THE REQUEST:
Leave out all pictures. Return exactly the lines from the top of the material through the line containing "const Y_STEP = 5;".

COLLECTED DATA:
## start
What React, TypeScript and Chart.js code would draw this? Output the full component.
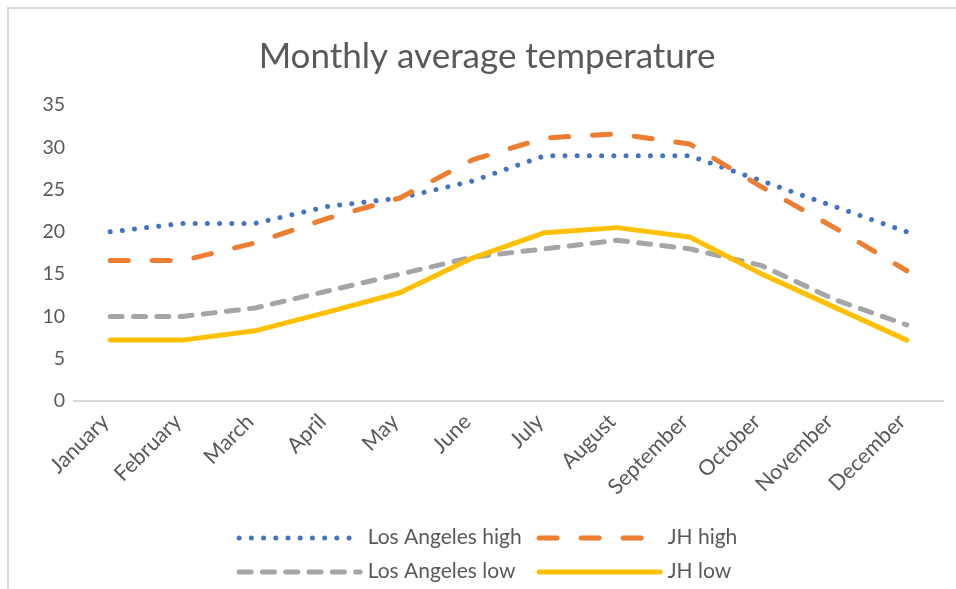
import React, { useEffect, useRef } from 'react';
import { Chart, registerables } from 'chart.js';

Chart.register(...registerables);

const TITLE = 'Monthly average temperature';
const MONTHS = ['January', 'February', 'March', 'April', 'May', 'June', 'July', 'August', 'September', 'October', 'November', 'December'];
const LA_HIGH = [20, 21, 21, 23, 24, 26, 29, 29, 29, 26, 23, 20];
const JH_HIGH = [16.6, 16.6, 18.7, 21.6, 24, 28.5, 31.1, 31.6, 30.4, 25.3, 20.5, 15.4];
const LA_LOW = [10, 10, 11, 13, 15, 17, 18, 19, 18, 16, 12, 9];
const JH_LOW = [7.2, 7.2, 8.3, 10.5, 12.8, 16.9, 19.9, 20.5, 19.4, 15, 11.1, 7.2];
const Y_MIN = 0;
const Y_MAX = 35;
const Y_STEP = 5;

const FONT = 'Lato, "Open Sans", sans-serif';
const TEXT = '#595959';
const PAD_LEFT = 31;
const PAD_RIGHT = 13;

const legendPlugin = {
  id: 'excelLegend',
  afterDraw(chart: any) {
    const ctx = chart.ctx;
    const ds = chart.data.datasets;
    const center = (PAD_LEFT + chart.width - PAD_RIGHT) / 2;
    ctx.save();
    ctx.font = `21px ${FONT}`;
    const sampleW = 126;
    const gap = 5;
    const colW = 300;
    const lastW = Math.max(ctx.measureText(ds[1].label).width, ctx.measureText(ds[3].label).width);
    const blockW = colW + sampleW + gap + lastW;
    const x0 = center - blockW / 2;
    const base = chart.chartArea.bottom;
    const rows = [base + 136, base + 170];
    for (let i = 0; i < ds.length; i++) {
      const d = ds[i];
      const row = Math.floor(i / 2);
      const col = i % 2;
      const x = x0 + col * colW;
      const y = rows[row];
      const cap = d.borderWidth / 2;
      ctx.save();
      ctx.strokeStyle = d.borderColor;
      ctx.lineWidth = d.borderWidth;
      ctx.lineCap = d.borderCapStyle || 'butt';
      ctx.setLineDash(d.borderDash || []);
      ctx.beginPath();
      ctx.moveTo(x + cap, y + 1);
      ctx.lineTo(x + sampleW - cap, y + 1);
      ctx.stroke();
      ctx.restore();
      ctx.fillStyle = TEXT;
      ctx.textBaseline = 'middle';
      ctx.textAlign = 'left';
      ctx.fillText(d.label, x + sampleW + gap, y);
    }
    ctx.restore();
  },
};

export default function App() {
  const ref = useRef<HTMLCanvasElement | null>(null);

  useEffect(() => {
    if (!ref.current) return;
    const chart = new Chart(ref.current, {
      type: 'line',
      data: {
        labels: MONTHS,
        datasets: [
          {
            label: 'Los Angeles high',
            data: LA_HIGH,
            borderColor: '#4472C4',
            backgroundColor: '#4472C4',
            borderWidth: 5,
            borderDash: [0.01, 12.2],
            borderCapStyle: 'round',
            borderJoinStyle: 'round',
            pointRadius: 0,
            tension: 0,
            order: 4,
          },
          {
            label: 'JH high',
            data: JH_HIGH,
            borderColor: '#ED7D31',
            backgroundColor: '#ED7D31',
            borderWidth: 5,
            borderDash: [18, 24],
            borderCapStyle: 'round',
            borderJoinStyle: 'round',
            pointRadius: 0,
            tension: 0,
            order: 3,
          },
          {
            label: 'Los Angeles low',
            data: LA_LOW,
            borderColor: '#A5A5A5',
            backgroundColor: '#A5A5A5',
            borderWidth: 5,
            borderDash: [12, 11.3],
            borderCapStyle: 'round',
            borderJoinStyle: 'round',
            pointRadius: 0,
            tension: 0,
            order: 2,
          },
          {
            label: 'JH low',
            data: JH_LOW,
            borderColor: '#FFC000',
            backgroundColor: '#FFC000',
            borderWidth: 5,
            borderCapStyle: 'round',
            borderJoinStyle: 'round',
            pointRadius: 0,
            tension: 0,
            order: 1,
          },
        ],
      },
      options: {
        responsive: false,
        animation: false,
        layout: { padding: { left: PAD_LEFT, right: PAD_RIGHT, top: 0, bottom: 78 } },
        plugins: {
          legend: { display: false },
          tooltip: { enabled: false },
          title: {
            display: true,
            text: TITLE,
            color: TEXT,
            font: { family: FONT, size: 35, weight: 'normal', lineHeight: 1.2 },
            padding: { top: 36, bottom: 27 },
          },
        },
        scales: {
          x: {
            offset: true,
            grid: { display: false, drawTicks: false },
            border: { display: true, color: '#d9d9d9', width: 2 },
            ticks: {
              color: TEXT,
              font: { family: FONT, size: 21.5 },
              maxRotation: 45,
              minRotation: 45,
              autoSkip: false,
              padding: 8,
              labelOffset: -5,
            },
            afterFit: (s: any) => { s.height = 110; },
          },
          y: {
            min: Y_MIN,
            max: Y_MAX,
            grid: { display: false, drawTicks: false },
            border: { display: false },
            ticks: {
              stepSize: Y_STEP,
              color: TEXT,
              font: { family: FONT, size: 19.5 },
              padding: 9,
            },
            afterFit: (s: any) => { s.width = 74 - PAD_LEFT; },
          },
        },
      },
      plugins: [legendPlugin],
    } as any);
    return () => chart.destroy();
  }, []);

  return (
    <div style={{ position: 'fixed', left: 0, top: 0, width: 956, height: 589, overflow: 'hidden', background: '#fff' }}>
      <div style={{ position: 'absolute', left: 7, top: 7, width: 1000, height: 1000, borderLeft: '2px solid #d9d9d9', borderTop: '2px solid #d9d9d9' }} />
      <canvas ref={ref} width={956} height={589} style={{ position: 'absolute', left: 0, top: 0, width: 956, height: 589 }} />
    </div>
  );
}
## end
FULL RESPONSE:
What React, TypeScript and Chart.js code would draw this? Output the full component.
import React, { useEffect, useRef } from 'react';
import { Chart, registerables } from 'chart.js';

Chart.register(...registerables);

const TITLE = 'Monthly average temperature';
const MONTHS = ['January', 'February', 'March', 'April', 'May', 'June', 'July', 'August', 'September', 'October', 'November', 'December'];
const LA_HIGH = [20, 21, 21, 23, 24, 26, 29, 29, 29, 26, 23, 20];
const JH_HIGH = [16.6, 16.6, 18.7, 21.6, 24, 28.5, 31.1, 31.6, 30.4, 25.3, 20.5, 15.4];
const LA_LOW = [10, 10, 11, 13, 15, 17, 18, 19, 18, 16, 12, 9];
const JH_LOW = [7.2, 7.2, 8.3, 10.5, 12.8, 16.9, 19.9, 20.5, 19.4, 15, 11.1, 7.2];
const Y_MIN = 0;
const Y_MAX = 35;
const Y_STEP = 5;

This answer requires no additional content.